» **Task objective**: Your answer should be only a number: how many lines include the word "that".

» **Excerpted data**:

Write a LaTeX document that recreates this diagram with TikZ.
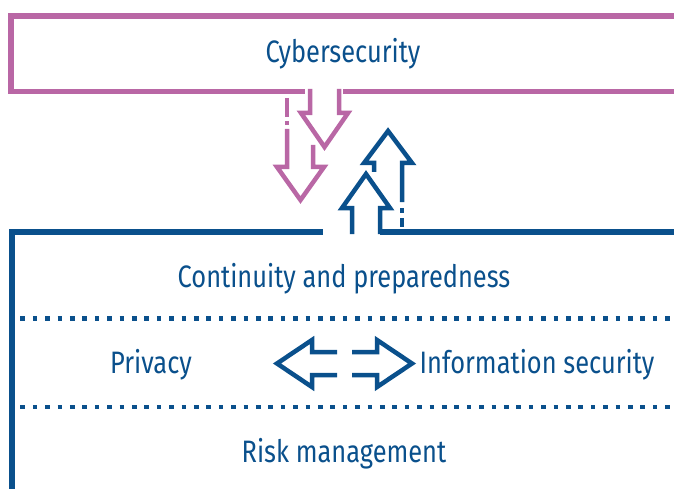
\documentclass[tikz,border=0pt]{standalone}
\usepackage{fontspec}
\setmainfont{Fira Sans}[FakeStretch=0.82]
\definecolor{cyberpink}{RGB}{185,103,165}
\definecolor{frameblue}{RGB}{10,80,140}

\begin{document}
\begin{tikzpicture}[x=1pt, y=-1pt,
        pinkline/.style={draw=cyberpink, line width=5.8pt},
        blueline/.style={draw=frameblue, line width=5.8pt},
        pinkarrow/.style={draw=cyberpink, line width=4.5pt},
        bluearrow/.style={draw=frameblue, line width=4.5pt},
        dotline/.style={draw=frameblue, line width=4.7pt, dash pattern=on 4.7pt off 7.7pt},
        areatext/.style={text=frameblue, font=\fontsize{31}{36}\selectfont, anchor=base}]
        \useasboundingbox (0,0) rectangle (674,489);

        % Cybersecurity box
        \draw[pinkline] (680,16) -- (11,16) -- (11,91.5) -- (305,91.5);
        \draw[pinkline] (343,91.5) -- (680,91.5);
        \node[areatext] (cyber) at (343,63) {Cybersecurity};

        % Pink arrows (big one behind)
        \draw[pinkarrow] (287,98) -- (287,117);
        \draw[pinkarrow] (287,121) -- (287,125);
        \draw[pinkarrow] (287,129) -- (287,167) -- (277,167) -- (300.5,200) -- (324,167) -- (313,167) -- (313,145);
        \draw[pinkarrow] (310,89) -- (310,113) -- (301,113) -- (324.5,147) -- (348,113) -- (339,113) -- (339,89);

        % Lower frame
        \draw[blueline] (12,495) -- (12,232) -- (323,232);
        \draw[blueline] (380,232) -- (680,232);

        % Blue arrows (big one behind)
        \draw[bluearrow] (374,172) -- (374,163) -- (364,163) -- (388,131) -- (412,163) -- (402,163) -- (402,202);
        \draw[bluearrow] (402,208) -- (402,213);
        \draw[bluearrow] (402,218) -- (402,227);
        \draw[bluearrow] (352,234) -- (352,208) -- (342,208) -- (366,174) -- (390,208) -- (380,208) -- (380,234);

        % Layers
        \node[areatext] (continuity) at (344,287) {Continuity and preparedness};
        \draw[dotline] (20.35,318.5) -- (670,318.5);
        \node[areatext] (privacy) at (151,373) {Privacy};
        \node[areatext] (infosec) at (537,373) {Information security};
        \draw[dotline] (20.35,407) -- (670,407);
        \node[areatext] (risk) at (344,462) {Risk management};

        % Exchange arrows
        \draw[bluearrow] (337,352) -- (312,352) -- (312,340) -- (277,363.5) -- (312,387) -- (312,375) -- (337,375);
        \draw[bluearrow] (352,352) -- (377,352) -- (377,340) -- (412,363.5) -- (377,387) -- (377,375) -- (352,375);

\end{tikzpicture}
\end{document}
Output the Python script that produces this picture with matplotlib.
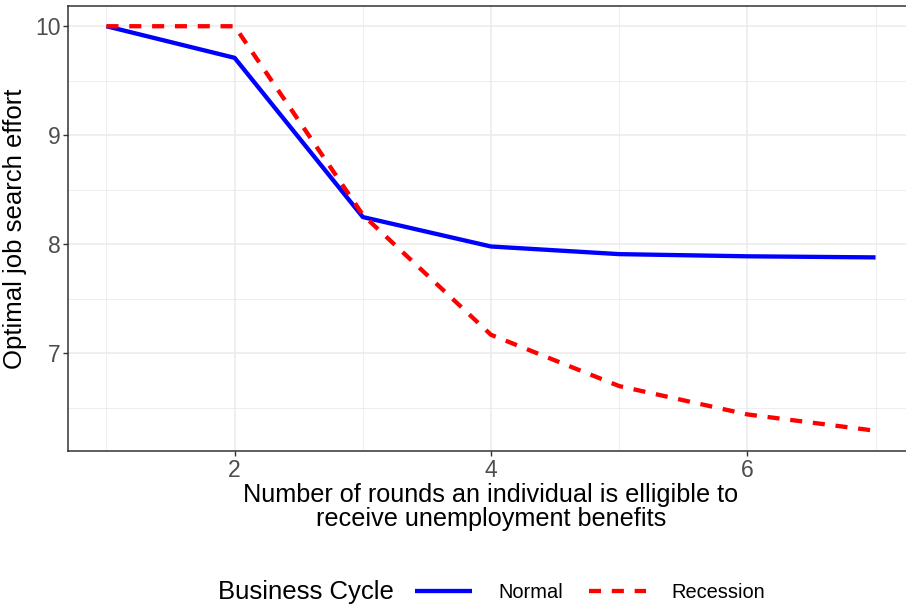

» **Output**: 2